There's a "Battle of the Bay" going on tonight at Facebook's Menlo Park, Calif., headquarters, and it's happening in a haze of Chinese food, juggling, music, and coding. And maybe some unicycling, if you're lucky.
The social network holds its second Stanford versus Cal (University of California at Berkeley) hackathon for budding coders to try their hands at creating new products. Nearly 200 students from both campuses sat in front of their laptops at around 5 p.m. with no intention of stopping until 3 p.m. tomorrow. That's what Facebook hackathons are about -- nothing but code. And some fun.
"The first rule of hackathon is there are no rules. Kind of like 'Fight Club,' but with no blood," Facebook engineer Paul Tarjan said, after rolling into the room on his unicycle.
Tarjan, who has run hackathons for the last five years, also offered juggling lessons for when weary coders hit the 2 a.m. wall.
He promised prizes and glory. And coffee, plenty of coffee.
Tarjan said the best ideas come from the hackathons among Facebook employees, including the "Like" button and Facebook video and chat functions.
He told the students that Facebook won't be stealing their ideas and won't be upset if they don't build a product specifically for the Facebook platform. The social network is certainly not afraid of a little competition.
"If you start the next Facebook tonight, that would be awesome," he said. The winners get an invitation to compete at the social network's hackathon finals in November.
So as "Gangnum Style" played in the background, the students got to work. The music choice is a bit surprising, since attendees normally like to go Justin Bieber or do some rick-rolling, according to Facebook software engineer/Hackathon DJ Richard Zadorozny (that winds up happening later in the evening).
One participant, 20-year-old Tarun Chundhry, a former software engineering student at Cal, said he wanted to create a mobile app for his already existing product, Quad. It's an education tool he hopes will replace Blackboard. He said he hasn't had time to build a mobile app or any of the other ideas he's had, so he signed up for the hackathon to dedicate some time (apparently, though, he was able to find the time to build a digital education platform and start a business around it).

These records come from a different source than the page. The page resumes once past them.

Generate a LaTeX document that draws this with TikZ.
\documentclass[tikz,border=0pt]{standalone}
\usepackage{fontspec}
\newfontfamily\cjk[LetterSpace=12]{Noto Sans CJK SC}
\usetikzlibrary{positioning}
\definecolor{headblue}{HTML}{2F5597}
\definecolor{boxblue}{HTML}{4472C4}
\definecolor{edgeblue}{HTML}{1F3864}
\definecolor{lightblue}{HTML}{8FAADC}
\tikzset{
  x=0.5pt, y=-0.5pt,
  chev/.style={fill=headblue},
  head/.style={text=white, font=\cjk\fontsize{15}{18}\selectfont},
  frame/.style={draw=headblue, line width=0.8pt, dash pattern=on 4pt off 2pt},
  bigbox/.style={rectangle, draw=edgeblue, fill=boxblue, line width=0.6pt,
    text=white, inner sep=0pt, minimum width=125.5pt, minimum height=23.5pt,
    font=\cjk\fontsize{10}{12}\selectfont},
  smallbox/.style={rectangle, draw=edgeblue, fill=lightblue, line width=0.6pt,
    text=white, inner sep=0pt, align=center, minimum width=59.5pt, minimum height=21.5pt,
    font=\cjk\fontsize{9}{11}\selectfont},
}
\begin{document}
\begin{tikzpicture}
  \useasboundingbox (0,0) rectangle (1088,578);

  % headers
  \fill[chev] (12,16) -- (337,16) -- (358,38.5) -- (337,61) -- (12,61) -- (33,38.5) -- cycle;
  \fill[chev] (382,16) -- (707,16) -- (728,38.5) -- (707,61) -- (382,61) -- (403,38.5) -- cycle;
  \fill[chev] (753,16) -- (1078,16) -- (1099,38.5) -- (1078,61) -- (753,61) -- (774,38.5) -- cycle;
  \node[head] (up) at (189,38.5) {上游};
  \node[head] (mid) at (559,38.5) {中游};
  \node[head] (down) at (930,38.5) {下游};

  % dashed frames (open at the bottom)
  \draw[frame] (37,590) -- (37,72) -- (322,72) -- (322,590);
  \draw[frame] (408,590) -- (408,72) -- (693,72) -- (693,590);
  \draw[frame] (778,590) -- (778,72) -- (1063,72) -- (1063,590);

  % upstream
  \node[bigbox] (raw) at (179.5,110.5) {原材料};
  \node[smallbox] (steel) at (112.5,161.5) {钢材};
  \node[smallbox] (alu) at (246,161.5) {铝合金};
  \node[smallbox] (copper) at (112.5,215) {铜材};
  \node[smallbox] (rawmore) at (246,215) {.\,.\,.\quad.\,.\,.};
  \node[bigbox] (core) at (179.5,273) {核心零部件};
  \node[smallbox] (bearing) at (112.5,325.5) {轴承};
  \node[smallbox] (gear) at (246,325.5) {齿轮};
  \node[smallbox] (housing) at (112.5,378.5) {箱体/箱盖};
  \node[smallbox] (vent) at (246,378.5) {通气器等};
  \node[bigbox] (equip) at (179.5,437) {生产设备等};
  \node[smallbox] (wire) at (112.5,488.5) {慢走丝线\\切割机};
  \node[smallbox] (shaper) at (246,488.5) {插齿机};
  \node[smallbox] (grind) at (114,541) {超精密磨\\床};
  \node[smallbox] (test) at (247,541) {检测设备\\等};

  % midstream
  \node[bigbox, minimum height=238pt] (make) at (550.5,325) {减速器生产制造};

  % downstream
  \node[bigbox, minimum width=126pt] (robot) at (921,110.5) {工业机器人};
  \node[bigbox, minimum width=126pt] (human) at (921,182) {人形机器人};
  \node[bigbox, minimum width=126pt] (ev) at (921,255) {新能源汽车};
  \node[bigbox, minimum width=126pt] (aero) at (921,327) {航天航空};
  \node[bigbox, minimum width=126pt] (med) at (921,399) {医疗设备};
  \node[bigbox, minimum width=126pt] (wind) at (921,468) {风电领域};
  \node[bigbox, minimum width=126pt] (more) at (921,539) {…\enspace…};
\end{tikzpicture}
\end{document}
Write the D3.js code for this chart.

Galina Meyer, 18, a computer science and Chinese major at Stanford, said she wants to build a Google Maps layer that will tell users what movies were filmed on the spot where they're standing. She envisions being able to pull up video clips and photos from the films.
Neither expressed much interest in working for Facebook, they were just there to hack. Last year's winner, Peter Cottle, became a Facebook intern and starts a full-time gig at the social network in the spring.
Tarjan said hackathons like these certainly help Facebook surface the best of the best, but that's not the sole purpose. He wants the students to be inspired by the pure joy of creating something, just as he was when he was a student attending hackathons.
Of course, Tarjan knows how competitive some of these young hackers can get.
"Every person in here thinks they are going to be the next Mark Zuckerberg," he said. Who knows? They might be right.